The American Sportsman was a television series from 1965 to 1986 on ABC which presented filmed highlights of hunting and/or fishing trips involving the program’s hosts and celebrities. It was typically presented on Sunday afternoons, frequently following coverage of live sporting events. The show had its roots in a 20-minute segment depicting Curt Gowdy and Joe Brooks fly fishing in the Andes Mountains in Argentina in 1964. The segment appeared on the Wide World of Sports and immediately was spun off into its own. The show’s first episode was on January 31, 1965.

Gowdy was the first individual sports figure to win a Peabody Award for outstanding Journalism. He won 7 Emmys for sports coverage and 6 Emmys for his TV program “The American Sportsman”

Gowdy, a Wyoming native was inducted into the Wyoming Outdoor Hall of Fame in 2004. A state park in Wyoming which opened in 1971, was officially named for Gowdy on March 27, 1972, one of numerous honors bestowed on the native son from the state of Wyoming on “Curt Gowdy Day.” The 11,000 acre Curt Gowdy State Park is halfway between his hometown of Cheyenne and his college town of Laramie. Additional acreage was acquired by the state for the park in 2006. “It has two beautiful lakes, hiking trails, camping, boating, fishing, and beauty,” said Gowdy. “It has everything I love. What greater honor can a man receive?”

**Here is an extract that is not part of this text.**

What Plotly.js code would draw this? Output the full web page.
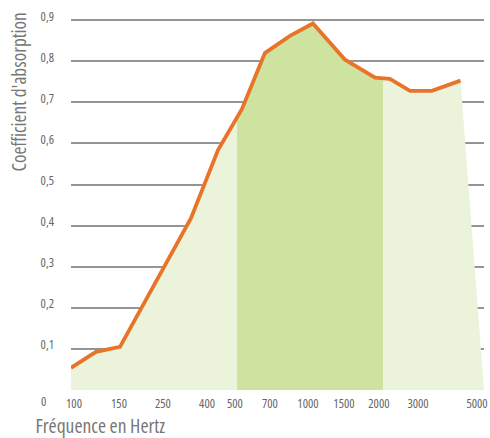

Gowdy was proud of his Wyoming heritage and loved the outdoors, and said that he was “born with a fly-rod in one hand,” and that the sports microphone came a little later. In 2002, he recalled that his father, Edward Curtis Gowdy, who had taught him to hunt and fish, was the best fly-fisherman in the state. “We had free access to prime-time fishing and hunting. The outdoors was a way of life for me. I should have paid them to host The American Sportsman,” he said.